Ottima prova per i curdi. In questo contesto, caratterizzato da una sostanziale cristallizzazione dello scenario politico nazionale, il movimento politico curdo conquista un importante traguardo, portando in parlamento ben 35 deputati indipendenti (di cui undici donne) e la relativa questione curda si appresta a diventare un importante test per il governo Erdogan, come sottolineato anche dal New York Times.

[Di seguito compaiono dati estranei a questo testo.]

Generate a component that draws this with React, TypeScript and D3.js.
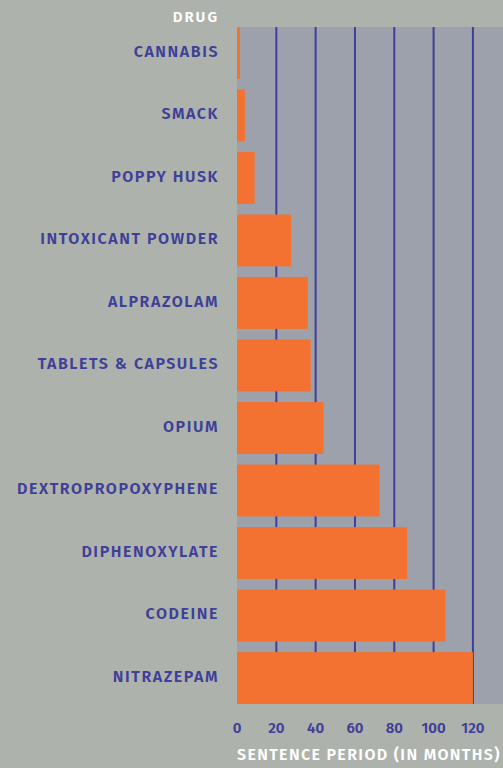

Con circa 2,860,000 milioni di voti, il partito del Bdp (Partito per la Pace e Democrazia) ha conseguito numerose vittorie nelle provincie del sud est turco, a maggioranza curda. L’unica nota dolente rappresenta la provincia di Tunceli (Dersim per i curdi zazaki), dove il partito perde il proprio dominio a scapito del Chp, mentre nella provincia di Sali Urfa sono solo due i candidati indipendenti curdi ad accedere al prossimo Majles (parlamento turco).

Scenario regionale. L’Unione Europea ha espresso soddisfazione per il terzo mandato di Erdogan. Il presidente della Commissione europea Jose Manuel Barroso e il presidente del Consiglio Ue Herman Van Rompuy – in una nota – si congratulano con il premier turco: “I risultati aprono la strada a un successivo rafforzamento delle istituzioni democratiche e al proseguimento della modernizzazione del Paese, in linea con gli standard e i valori europei”.

Il Vice Ministro degli Esteri israeliano, Danny Ayalon. ha detto in un’intervista a Radio Israele che i risultati delle elezioni turche presentano una nuova opportunità  per ricucire i rapporti tra Tel Aviv e Ankara. L’atteggiamento israeliano è dettato dal corso degli eventi che stanno interessando tutta la regione mediorientale: la crisi siriana rende ancora più fragile l’equilibrio geopolitico, mentre il Libano ha annunciato la formazione di un nuovo governo guidato dal primo ministro Najib Mikati, di cui 19 ministri su 30 sono esponenti del partito Hezbollah, noto per essere fautore di una politica anti-israeliana.
La recente crisi siriana rischia inoltre di destabilizzare la stessa Turchia, poiché continua l’esodo dei cittadini siriani verso i confini turchi, soprattutto nella provincia turca di Hatay, che ha portato il numero dei rifugiati in fuga dal regime di Damasco a circa settemila unità , una tragedia umanitaria sottodimensionata dai media occidentali.

Anche la stampa araba parla di vittoria “mutilata” dell’Akp. Il quotidiano Al Arabiya ha evidenziato come il prossimo governo turco dovrà  affrontare numerose sfide, impossibili senza una maggioranza forte e capace di governare. Tra le maggiori preoccupazioni, il quotidiano arabo pone l’accento sulla politica fiscale turca, che deve frenare il tasso d’inflazione e la disoccupazione giovanile, che è elevata in un paese dove l’età  media è di 28 anni.

Il supporto iraniano, attraverso la stretta collaborazione tra i due paesi in molti campi, potrebbe venire meno dopo le elezioni parlamentari programmate per il 12 marzo 2012, considerate le evidenti crepe all’interno della nomenclatura del regime, che hanno messo in discussione perfino la posizione dell’attuale presidente Ahmadinejad.
Condividere gli obiettivi. Le recenti elezioni hanno mostrato come esistano diverse realtà  in Turchia, composte da islamisti, nazionalisti e liberisti. Il difficile compito del prossimo governo sarà  perciò quello di coordinare queste diverse realtà  verso una riforma quanto mai necessaria della carta costituzionale, avvallandosi del supporto che ciascuno schieramento è in grado di dare, cercando di rappresentare la volontà  del popolo turco.